§ **Work to do**: Reproduce the entries shown below only from the line with "Write a Python" down to the line with "grid40 = np.linspace(0, 1, 41)", keeping both end lines and copying each one exactly.

§ **Records to process**:

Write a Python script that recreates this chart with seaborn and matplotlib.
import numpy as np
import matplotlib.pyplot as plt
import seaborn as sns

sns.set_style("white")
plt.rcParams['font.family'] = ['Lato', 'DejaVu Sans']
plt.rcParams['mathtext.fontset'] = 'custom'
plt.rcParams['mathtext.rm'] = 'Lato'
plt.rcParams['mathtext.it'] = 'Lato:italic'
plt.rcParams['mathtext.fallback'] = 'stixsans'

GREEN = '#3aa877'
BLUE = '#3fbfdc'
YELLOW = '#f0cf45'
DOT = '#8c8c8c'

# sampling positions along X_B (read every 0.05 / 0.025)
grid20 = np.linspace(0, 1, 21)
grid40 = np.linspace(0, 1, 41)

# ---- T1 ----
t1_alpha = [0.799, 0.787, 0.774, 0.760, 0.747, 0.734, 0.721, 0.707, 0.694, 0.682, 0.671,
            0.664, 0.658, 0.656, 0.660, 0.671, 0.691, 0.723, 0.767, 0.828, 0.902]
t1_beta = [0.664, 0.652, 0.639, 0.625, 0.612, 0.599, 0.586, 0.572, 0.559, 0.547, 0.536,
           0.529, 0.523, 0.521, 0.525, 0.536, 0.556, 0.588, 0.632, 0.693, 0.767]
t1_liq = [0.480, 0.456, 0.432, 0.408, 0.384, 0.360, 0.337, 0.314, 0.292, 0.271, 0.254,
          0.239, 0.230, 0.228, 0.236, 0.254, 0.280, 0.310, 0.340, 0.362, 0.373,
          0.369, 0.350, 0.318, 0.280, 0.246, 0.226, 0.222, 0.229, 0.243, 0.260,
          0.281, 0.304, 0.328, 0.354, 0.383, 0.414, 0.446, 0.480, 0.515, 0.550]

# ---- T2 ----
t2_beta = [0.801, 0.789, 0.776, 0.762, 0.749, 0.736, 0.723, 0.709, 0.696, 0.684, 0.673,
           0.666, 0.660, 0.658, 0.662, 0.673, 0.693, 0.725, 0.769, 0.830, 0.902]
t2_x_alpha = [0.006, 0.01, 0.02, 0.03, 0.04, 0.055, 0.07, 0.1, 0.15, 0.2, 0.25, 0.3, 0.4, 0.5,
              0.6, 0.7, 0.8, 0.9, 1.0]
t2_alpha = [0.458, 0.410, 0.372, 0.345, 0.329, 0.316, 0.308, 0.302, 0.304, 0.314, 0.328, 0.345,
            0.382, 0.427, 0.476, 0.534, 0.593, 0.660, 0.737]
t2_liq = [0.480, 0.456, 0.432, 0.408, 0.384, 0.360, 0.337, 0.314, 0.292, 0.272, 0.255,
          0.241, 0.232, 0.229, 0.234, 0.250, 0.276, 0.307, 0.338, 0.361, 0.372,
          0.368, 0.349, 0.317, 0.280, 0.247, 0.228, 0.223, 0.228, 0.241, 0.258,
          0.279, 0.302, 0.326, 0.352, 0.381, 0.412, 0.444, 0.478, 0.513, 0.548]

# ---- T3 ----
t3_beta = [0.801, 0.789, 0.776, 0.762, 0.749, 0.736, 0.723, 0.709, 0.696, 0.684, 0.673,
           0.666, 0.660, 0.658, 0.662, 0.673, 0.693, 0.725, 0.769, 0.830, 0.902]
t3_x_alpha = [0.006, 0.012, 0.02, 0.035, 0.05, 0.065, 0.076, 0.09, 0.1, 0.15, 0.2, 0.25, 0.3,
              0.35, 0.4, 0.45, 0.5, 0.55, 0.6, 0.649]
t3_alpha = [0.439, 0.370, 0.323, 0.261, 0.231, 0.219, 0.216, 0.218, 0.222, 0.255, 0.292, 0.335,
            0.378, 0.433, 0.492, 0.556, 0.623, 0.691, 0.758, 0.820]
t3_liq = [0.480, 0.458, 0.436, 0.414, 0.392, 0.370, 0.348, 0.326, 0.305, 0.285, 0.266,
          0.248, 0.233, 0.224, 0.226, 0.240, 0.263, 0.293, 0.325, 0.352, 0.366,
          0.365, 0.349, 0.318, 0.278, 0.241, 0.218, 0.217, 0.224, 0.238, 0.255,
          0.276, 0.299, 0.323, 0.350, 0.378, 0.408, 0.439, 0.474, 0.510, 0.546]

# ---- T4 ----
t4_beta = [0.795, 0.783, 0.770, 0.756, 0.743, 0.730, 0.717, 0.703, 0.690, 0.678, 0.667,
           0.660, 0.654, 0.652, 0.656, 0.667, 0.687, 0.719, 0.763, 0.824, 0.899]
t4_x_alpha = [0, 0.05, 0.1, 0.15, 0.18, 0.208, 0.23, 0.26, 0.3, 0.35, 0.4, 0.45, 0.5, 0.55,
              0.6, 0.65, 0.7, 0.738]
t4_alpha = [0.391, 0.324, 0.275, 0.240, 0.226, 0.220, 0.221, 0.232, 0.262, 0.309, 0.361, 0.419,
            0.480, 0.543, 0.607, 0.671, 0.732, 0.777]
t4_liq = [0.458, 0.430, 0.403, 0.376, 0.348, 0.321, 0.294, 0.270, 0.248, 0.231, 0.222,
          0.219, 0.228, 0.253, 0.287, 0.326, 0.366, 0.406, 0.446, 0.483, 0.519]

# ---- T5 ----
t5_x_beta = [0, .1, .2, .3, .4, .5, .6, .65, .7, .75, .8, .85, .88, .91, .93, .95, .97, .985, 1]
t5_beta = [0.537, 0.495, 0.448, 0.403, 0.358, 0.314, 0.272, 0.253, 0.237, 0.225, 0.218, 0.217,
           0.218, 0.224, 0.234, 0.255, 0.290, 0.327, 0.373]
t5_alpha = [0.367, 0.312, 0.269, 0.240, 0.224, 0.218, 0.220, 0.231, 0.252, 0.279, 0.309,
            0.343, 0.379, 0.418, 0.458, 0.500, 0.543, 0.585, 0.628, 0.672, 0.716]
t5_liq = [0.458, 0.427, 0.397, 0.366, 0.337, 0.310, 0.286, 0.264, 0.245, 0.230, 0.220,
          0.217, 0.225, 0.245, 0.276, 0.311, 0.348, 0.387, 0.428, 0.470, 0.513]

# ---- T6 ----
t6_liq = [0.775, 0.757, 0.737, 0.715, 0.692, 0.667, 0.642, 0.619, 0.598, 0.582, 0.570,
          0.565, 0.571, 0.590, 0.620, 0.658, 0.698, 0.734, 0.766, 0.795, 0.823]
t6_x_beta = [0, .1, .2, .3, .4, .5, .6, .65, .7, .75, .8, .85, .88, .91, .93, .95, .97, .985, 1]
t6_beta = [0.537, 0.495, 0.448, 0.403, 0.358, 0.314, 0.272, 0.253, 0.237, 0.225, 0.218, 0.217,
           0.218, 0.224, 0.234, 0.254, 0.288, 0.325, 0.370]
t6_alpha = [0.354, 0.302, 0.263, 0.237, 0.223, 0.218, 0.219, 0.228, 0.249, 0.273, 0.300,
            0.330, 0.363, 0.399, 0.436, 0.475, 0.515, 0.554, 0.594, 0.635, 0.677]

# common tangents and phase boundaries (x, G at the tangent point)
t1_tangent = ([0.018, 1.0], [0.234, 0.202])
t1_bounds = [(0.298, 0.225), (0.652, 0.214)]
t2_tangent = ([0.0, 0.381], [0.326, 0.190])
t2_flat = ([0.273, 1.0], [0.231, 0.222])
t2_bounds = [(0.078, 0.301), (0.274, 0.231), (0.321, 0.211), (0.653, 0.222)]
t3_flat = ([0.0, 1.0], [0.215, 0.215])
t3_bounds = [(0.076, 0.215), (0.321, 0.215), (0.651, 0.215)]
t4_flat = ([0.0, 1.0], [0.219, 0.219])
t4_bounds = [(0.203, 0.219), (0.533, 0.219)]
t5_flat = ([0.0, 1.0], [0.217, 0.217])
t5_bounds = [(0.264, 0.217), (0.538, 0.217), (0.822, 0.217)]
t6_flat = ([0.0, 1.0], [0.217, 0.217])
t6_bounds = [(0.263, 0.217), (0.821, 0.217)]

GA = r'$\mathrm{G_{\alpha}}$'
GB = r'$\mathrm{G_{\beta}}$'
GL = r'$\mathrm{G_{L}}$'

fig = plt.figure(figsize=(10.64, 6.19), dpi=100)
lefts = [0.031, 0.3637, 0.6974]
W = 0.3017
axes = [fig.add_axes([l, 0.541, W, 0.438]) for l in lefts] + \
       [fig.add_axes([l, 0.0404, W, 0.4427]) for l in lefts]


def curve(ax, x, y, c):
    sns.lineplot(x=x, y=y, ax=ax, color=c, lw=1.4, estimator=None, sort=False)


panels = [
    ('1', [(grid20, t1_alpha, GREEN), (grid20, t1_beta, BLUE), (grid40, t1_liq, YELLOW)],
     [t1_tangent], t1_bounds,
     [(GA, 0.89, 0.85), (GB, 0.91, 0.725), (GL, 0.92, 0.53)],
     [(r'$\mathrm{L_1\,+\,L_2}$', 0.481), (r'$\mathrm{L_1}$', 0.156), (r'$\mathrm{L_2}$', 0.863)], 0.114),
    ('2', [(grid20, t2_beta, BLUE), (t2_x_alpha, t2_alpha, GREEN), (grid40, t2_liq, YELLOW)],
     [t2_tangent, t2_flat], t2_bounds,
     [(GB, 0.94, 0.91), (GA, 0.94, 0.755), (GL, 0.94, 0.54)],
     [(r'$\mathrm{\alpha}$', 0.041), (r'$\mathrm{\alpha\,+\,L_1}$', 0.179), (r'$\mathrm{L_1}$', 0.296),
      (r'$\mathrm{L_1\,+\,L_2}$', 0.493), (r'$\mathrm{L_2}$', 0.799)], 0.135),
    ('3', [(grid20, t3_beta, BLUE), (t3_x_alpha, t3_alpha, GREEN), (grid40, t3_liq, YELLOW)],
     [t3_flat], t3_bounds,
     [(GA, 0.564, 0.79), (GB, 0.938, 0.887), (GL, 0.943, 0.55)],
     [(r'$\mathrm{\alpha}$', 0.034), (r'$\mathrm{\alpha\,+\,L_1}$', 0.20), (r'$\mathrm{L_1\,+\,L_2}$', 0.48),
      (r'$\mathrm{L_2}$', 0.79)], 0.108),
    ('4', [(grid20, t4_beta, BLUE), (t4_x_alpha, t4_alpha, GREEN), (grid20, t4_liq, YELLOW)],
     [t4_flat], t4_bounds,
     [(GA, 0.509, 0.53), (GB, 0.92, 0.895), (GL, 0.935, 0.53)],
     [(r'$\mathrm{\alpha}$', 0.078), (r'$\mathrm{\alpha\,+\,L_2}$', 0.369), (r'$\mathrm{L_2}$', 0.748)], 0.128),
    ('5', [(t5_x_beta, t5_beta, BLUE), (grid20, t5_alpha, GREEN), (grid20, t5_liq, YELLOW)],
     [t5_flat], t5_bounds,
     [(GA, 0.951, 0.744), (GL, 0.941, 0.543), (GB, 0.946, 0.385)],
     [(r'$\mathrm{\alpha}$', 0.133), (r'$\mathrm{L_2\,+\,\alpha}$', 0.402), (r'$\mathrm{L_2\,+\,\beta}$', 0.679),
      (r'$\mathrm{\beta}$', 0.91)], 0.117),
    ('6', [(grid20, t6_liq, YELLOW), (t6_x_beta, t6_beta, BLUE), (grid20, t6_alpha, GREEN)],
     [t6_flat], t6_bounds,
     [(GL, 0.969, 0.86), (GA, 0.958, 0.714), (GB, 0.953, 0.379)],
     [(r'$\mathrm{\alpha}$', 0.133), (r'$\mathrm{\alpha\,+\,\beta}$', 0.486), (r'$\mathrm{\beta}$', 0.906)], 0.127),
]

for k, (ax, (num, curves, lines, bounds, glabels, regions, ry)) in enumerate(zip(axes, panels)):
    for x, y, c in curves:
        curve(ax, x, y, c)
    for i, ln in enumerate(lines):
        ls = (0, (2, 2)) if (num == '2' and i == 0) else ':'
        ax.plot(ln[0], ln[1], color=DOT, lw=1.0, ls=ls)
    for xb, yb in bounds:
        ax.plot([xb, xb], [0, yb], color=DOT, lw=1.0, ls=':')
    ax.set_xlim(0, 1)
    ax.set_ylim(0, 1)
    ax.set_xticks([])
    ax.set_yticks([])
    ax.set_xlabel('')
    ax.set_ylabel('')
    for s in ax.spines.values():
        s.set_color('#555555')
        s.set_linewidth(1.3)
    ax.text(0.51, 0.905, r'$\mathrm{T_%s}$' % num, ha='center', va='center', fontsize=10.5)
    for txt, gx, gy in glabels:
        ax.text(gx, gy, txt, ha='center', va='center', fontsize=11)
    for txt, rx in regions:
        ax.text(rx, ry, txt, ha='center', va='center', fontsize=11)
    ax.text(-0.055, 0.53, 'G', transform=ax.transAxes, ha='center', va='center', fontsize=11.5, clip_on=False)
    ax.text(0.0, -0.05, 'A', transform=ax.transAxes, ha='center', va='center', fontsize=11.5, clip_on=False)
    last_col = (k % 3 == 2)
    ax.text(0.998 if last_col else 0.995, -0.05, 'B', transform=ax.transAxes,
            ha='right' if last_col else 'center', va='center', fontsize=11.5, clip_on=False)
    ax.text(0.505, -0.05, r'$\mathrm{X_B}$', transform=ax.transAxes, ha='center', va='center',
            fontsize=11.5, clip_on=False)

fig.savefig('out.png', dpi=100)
---
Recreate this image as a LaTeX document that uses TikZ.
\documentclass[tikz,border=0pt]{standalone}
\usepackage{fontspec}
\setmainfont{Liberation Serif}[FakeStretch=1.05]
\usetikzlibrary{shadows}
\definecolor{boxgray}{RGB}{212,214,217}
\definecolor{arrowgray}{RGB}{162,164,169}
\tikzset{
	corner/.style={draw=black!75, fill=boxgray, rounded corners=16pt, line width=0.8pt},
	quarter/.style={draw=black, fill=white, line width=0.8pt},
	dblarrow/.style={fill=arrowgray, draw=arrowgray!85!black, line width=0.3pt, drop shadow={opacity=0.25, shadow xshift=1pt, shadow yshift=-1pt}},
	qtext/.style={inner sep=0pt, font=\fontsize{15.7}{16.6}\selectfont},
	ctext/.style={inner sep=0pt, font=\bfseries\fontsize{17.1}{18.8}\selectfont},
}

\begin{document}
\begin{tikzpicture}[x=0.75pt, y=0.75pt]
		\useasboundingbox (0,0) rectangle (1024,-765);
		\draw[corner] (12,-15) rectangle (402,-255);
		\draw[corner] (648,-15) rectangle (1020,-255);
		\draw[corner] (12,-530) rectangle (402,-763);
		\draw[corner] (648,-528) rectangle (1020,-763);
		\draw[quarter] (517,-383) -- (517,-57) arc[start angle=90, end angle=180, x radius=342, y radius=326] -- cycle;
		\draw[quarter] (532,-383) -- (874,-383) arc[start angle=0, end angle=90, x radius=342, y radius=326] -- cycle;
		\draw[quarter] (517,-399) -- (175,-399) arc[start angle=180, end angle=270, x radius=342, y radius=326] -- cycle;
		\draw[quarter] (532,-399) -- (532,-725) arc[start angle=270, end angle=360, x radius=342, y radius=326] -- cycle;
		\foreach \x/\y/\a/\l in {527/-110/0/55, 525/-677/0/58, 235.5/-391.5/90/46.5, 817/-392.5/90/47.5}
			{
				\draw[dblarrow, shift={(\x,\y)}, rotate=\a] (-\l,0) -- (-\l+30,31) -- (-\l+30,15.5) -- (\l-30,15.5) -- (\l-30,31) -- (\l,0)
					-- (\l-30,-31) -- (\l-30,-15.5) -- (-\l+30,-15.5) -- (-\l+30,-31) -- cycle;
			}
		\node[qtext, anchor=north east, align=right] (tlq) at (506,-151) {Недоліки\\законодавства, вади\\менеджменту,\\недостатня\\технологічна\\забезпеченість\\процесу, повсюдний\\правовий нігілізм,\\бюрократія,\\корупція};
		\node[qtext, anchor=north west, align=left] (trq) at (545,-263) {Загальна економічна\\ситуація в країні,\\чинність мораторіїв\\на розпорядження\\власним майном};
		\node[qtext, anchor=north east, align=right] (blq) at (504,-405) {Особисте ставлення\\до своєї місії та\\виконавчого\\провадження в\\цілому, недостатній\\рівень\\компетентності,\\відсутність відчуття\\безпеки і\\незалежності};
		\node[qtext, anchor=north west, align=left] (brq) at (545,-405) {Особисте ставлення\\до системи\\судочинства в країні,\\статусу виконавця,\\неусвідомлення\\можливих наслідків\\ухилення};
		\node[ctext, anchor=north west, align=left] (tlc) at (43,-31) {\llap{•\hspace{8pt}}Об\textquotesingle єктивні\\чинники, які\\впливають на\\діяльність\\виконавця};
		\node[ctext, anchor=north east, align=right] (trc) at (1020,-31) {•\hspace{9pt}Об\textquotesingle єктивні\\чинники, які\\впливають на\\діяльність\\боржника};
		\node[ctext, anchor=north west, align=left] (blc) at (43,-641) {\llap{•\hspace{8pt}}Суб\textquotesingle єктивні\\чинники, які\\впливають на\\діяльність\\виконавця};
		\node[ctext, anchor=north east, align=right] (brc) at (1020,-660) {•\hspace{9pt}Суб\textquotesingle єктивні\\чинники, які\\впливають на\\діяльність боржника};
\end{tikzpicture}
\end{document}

§ **Complete output**:
Write a Python script that recreates this chart with seaborn and matplotlib.
import numpy as np
import matplotlib.pyplot as plt
import seaborn as sns

sns.set_style("white")
plt.rcParams['font.family'] = ['Lato', 'DejaVu Sans']
plt.rcParams['mathtext.fontset'] = 'custom'
plt.rcParams['mathtext.rm'] = 'Lato'
plt.rcParams['mathtext.it'] = 'Lato:italic'
plt.rcParams['mathtext.fallback'] = 'stixsans'

GREEN = '#3aa877'
BLUE = '#3fbfdc'
YELLOW = '#f0cf45'
DOT = '#8c8c8c'

# sampling positions along X_B (read every 0.05 / 0.025)
grid20 = np.linspace(0, 1, 21)
grid40 = np.linspace(0, 1, 41)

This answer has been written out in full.